** Start of Data to process **
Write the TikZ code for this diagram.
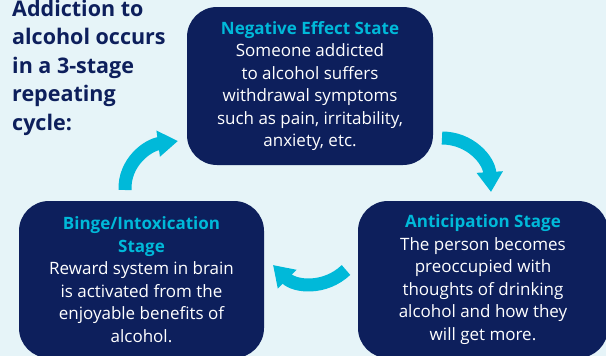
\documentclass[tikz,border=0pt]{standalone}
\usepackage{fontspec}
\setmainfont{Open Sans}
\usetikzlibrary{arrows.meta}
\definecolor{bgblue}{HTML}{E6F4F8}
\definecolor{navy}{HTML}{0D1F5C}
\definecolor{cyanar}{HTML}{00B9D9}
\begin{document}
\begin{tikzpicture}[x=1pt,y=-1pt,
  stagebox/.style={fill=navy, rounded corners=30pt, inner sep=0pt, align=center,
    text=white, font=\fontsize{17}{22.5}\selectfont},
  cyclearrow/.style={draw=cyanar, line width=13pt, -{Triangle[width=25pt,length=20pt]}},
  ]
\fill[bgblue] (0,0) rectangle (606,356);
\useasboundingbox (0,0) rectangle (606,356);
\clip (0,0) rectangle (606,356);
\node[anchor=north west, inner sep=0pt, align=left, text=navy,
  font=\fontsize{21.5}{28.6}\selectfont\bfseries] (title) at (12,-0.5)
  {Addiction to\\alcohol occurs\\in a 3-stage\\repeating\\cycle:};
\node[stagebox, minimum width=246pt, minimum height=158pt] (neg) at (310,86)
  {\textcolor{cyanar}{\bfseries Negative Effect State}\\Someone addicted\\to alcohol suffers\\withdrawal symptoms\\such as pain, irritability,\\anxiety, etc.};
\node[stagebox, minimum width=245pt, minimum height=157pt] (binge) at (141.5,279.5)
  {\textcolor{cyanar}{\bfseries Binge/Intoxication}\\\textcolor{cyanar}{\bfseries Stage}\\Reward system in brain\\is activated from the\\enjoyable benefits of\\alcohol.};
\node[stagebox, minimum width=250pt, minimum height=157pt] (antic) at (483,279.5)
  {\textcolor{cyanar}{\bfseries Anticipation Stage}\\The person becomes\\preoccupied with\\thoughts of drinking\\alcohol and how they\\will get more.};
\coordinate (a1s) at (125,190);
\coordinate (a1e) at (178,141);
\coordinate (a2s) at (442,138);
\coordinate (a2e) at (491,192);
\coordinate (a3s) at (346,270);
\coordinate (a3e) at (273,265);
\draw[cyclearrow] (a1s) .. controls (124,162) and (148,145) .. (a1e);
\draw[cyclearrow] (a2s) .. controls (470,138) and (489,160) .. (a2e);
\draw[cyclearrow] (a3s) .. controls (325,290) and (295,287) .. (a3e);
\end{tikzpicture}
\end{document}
** End of Data to process **
** Start of Data to process **
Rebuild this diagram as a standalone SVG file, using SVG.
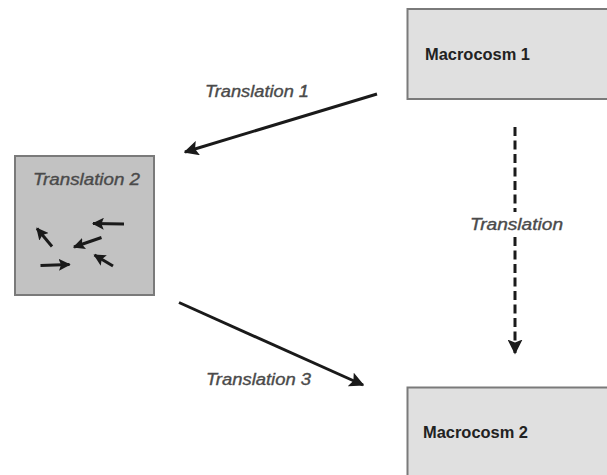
** End of Data to process **
** Start of Data to process **
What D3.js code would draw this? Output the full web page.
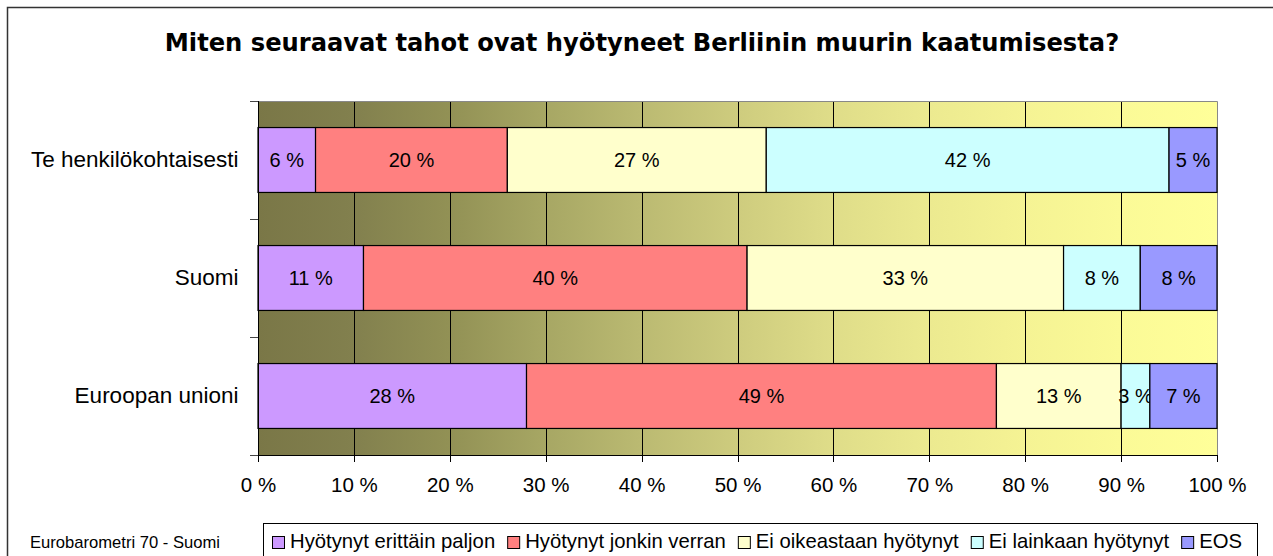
** End of Data to process **
§ **Required task**
Where a line contains the string "diagram", extract that line.

§ **Written response**
Write the TikZ code for this diagram.
Rebuild this diagram as a standalone SVG file, using SVG.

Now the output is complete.